Data block
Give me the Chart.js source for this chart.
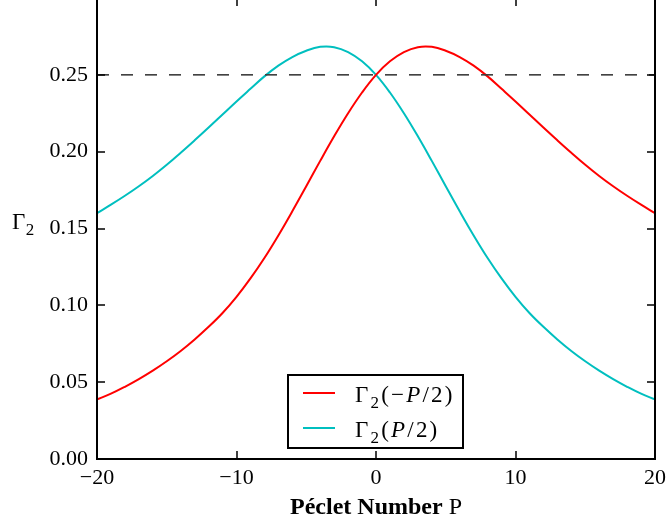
<!DOCTYPE html>
<html>
<head>
<meta charset="utf-8">
<script src="https://cdn.jsdelivr.net/npm/chart.js@4.4.1/dist/chart.umd.min.js"></script>
<style>
  html, body { margin: 0; padding: 0; background: #ffffff; overflow: hidden; }
  #wrap { position: absolute; left: 0; top: -10px; width: 667px; height: 535px; }
</style>
</head>
<body>
<div id="wrap"><canvas id="c" width="667" height="535"></canvas></div>
<script>
// ---- data ----
const P_VALUES = [-20, -19, -18, -17, -16, -15, -14, -13, -12, -11, -10, -9, -8, -7, -6, -5, -4, -3, -2, -1, 0,
                  1, 2, 3, 4, 5, 6, 7, 8, 9, 10, 11, 12, 13, 14, 15, 16, 17, 18, 19, 20];
const CYAN_VALUES = [0.160, 0.1655, 0.1713, 0.1775, 0.1842, 0.1915, 0.1993, 0.2074, 0.2157, 0.2242, 0.2327,
                     0.2409, 0.2490, 0.2560, 0.2616, 0.2657, 0.2682, 0.2680, 0.2648, 0.2588, 0.250,
                     0.2385, 0.2250, 0.2100, 0.1940, 0.1775, 0.1612, 0.1455, 0.1308, 0.1175, 0.1055,
                     0.0950, 0.0860, 0.0778, 0.0703, 0.0636, 0.0575, 0.0520, 0.0470, 0.0425, 0.0388];
const RED_VALUES = [0.0388, 0.0425, 0.0470, 0.0520, 0.0575, 0.0636, 0.0703, 0.0778, 0.0860, 0.0950,
                    0.1055, 0.1175, 0.1308, 0.1455, 0.1612, 0.1775, 0.1940, 0.2100, 0.2250, 0.2385, 0.250,
                    0.2588, 0.2648, 0.2680, 0.2682, 0.2657, 0.2616, 0.2560, 0.2490, 0.2409, 0.2327,
                    0.2242, 0.2157, 0.2074, 0.1993, 0.1915, 0.1842, 0.1775, 0.1713, 0.1655, 0.160];
const REF_X = [-20, 20];
const REF_LEVEL = [0.25, 0.25];
const X_TICKS = [-20, -10, 0, 10, 20];
const Y_TICKS = [0.00, 0.05, 0.10, 0.15, 0.20, 0.25, 0.30];
const LEGEND_LABELS = [
  [{t: 'Γ'}, {t: '2', sub: true}, {t: '('}, {t: '−'}, {t: 'P', it: true}, {t: '/'}, {t: '2'}, {t: ')'}],
  [{t: 'Γ'}, {t: '2', sub: true}, {t: '('}, {t: 'P', it: true}, {t: '/'}, {t: '2'}, {t: ')'}]
];
const X_TITLE = [{t: 'Péclet Number ', b: true}, {t: 'P'}];
const Y_TITLE = [{t: 'Γ'}, {t: '2', sub: true}];

const FONT = 'Liberation Serif';
const RED = '#ff0000';
const CYAN = '#00bfbf';

function toXY(xs, ys) { return xs.map((x, i) => ({x: x, y: ys[i]})); }
function fmtX(v) { return v < 0 ? '\u2212' + Math.abs(v) : String(v); }

function segFont(s, size) {
  const sz = s.sub ? Math.round(size * 0.72) : size;
  return (s.it ? 'italic ' : '') + (s.b ? 'bold ' : '') + sz + 'px "' + FONT + '"';
}
function segWidth(ctx, segs, size, gap) {
  let w = 0;
  segs.forEach((s, i) => { ctx.font = segFont(s, size); w += ctx.measureText(s.t).width + (i ? gap : 0); });
  return w;
}
function drawSegs(ctx, segs, x, y, size, gap) {
  ctx.textBaseline = 'alphabetic';
  ctx.textAlign = 'left';
  segs.forEach((s, i) => {
    if (i) x += gap;
    ctx.font = segFont(s, size);
    ctx.fillText(s.t, x, s.sub ? y + size * 0.28 : y);
    x += ctx.measureText(s.t).width;
  });
}

const framePlugin = {
  id: 'frame',
  afterDatasetsDraw(chart) {
    const ctx = chart.ctx;
    const a = chart.chartArea;
    const xs = chart.scales.x, ys = chart.scales.y;
    ctx.save();
    ctx.strokeStyle = '#000';
    ctx.fillStyle = '#000';
    // inward tick marks on all four sides
    ctx.lineWidth = 1.5;
    ctx.beginPath();
    X_TICKS.forEach(v => {
      const px = Math.round(xs.getPixelForValue(v));
      ctx.moveTo(px, a.bottom); ctx.lineTo(px, a.bottom - 8);
      ctx.moveTo(px, a.top); ctx.lineTo(px, a.top + 8);
    });
    Y_TICKS.forEach(v => {
      const py = Math.round(ys.getPixelForValue(v));
      ctx.moveTo(a.left, py); ctx.lineTo(a.left + 8, py);
      ctx.moveTo(a.right, py); ctx.lineTo(a.right - 8, py);
    });
    ctx.stroke();
    // frame
    ctx.lineWidth = 2;
    ctx.strokeRect(a.left, a.top, a.right - a.left, a.bottom - a.top);

    // legend
    const lx = 288, ly = 375 + 10, lw = 175, lh = 73;
    ctx.fillStyle = '#fff';
    ctx.fillRect(lx, ly, lw, lh);
    ctx.strokeStyle = '#000';
    ctx.lineWidth = 2;
    ctx.strokeRect(lx, ly, lw, lh);
    const rows = [{c: RED, y: 393 + 10}, {c: CYAN, y: 428 + 10}];
    rows.forEach((r, i) => {
      ctx.strokeStyle = r.c;
      ctx.lineWidth = 2;
      ctx.beginPath();
      ctx.moveTo(303, r.y); ctx.lineTo(335, r.y);
      ctx.stroke();
      ctx.fillStyle = '#000';
      drawSegs(ctx, LEGEND_LABELS[i], 355, r.y + 9, 23, 2.2);
    });

    // x title
    ctx.fillStyle = '#000';
    const tw = segWidth(ctx, X_TITLE, 24, 0);
    drawSegs(ctx, X_TITLE, (a.left + a.right) / 2 - tw / 2, 514 + 10, 24, 0);

    // y title
    drawSegs(ctx, Y_TITLE, 12, 229 + 10, 23, 0.5);
    ctx.restore();
  }
};

function noPad(s) { s.paddingTop = 0; s.paddingBottom = 0; s.paddingLeft = 0; s.paddingRight = 0; }

new Chart(document.getElementById('c'), {
  type: 'scatter',
  data: {
    datasets: [
      { label: 'ref', data: toXY(REF_X, REF_LEVEL), showLine: true, borderColor: '#3c3c3c', borderWidth: 1.6, borderDash: [12, 12], pointRadius: 0, fill: false },
      { label: 'Γ2(−P/2)', data: toXY(P_VALUES, RED_VALUES), showLine: true, borderColor: RED, borderWidth: 2, pointRadius: 0, tension: 0.4, fill: false },
      { label: 'Γ2(P/2)', data: toXY(P_VALUES, CYAN_VALUES), showLine: true, borderColor: CYAN, borderWidth: 2, pointRadius: 0, tension: 0.4, fill: false }
    ]
  },
  options: {
    responsive: false,
    animation: false,
    devicePixelRatio: 1,
    layout: { padding: { top: 8, right: 12, left: 0, bottom: 0 } },
    plugins: { legend: { display: false }, tooltip: { enabled: false } },
    scales: {
      x: {
        type: 'linear', min: -20, max: 20,
        afterFit: s => { s.height = 66; noPad(s); },
        afterBuildTicks: s => { s.ticks = X_TICKS.map(v => ({value: v})); },
        grid: { display: false, drawTicks: false },
        border: { display: false },
        ticks: { color: '#000', font: { family: FONT, size: 22 }, padding: 6, maxRotation: 0, callback: v => fmtX(v) }
      },
      y: {
        type: 'linear', min: 0, max: 0.30,
        afterFit: s => { s.width = 97; noPad(s); },
        afterBuildTicks: s => { s.ticks = Y_TICKS.map(v => ({value: v})); },
        grid: { display: false, drawTicks: false },
        border: { display: false },
        ticks: { color: '#000', font: { family: FONT, size: 22 }, padding: 9, callback: v => (v > 0.29 ? '' : v.toFixed(2)) }
      }
    }
  },
  plugins: [framePlugin]
});
</script>
</body>
</html>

What is required
Would you reproduce the lines above, from the very first through the line containing "0 ? '\u2212'", exactly and without the pictures?

Written response
Give me the Chart.js source for this chart.
<!DOCTYPE html>
<html>
<head>
<meta charset="utf-8">
<script src="https://cdn.jsdelivr.net/npm/chart.js@4.4.1/dist/chart.umd.min.js"></script>
<style>
  html, body { margin: 0; padding: 0; background: #ffffff; overflow: hidden; }
  #wrap { position: absolute; left: 0; top: -10px; width: 667px; height: 535px; }
</style>
</head>
<body>
<div id="wrap"><canvas id="c" width="667" height="535"></canvas></div>
<script>
// ---- data ----
const P_VALUES = [-20, -19, -18, -17, -16, -15, -14, -13, -12, -11, -10, -9, -8, -7, -6, -5, -4, -3, -2, -1, 0,
                  1, 2, 3, 4, 5, 6, 7, 8, 9, 10, 11, 12, 13, 14, 15, 16, 17, 18, 19, 20];
const CYAN_VALUES = [0.160, 0.1655, 0.1713, 0.1775, 0.1842, 0.1915, 0.1993, 0.2074, 0.2157, 0.2242, 0.2327,
                     0.2409, 0.2490, 0.2560, 0.2616, 0.2657, 0.2682, 0.2680, 0.2648, 0.2588, 0.250,
                     0.2385, 0.2250, 0.2100, 0.1940, 0.1775, 0.1612, 0.1455, 0.1308, 0.1175, 0.1055,
                     0.0950, 0.0860, 0.0778, 0.0703, 0.0636, 0.0575, 0.0520, 0.0470, 0.0425, 0.0388];
const RED_VALUES = [0.0388, 0.0425, 0.0470, 0.0520, 0.0575, 0.0636, 0.0703, 0.0778, 0.0860, 0.0950,
                    0.1055, 0.1175, 0.1308, 0.1455, 0.1612, 0.1775, 0.1940, 0.2100, 0.2250, 0.2385, 0.250,
                    0.2588, 0.2648, 0.2680, 0.2682, 0.2657, 0.2616, 0.2560, 0.2490, 0.2409, 0.2327,
                    0.2242, 0.2157, 0.2074, 0.1993, 0.1915, 0.1842, 0.1775, 0.1713, 0.1655, 0.160];
const REF_X = [-20, 20];
const REF_LEVEL = [0.25, 0.25];
const X_TICKS = [-20, -10, 0, 10, 20];
const Y_TICKS = [0.00, 0.05, 0.10, 0.15, 0.20, 0.25, 0.30];
const LEGEND_LABELS = [
  [{t: 'Γ'}, {t: '2', sub: true}, {t: '('}, {t: '−'}, {t: 'P', it: true}, {t: '/'}, {t: '2'}, {t: ')'}],
  [{t: 'Γ'}, {t: '2', sub: true}, {t: '('}, {t: 'P', it: true}, {t: '/'}, {t: '2'}, {t: ')'}]
];
const X_TITLE = [{t: 'Péclet Number ', b: true}, {t: 'P'}];
const Y_TITLE = [{t: 'Γ'}, {t: '2', sub: true}];

const FONT = 'Liberation Serif';
const RED = '#ff0000';
const CYAN = '#00bfbf';

function toXY(xs, ys) { return xs.map((x, i) => ({x: x, y: ys[i]})); }
function fmtX(v) { return v < 0 ? '\u2212' + Math.abs(v) : String(v); }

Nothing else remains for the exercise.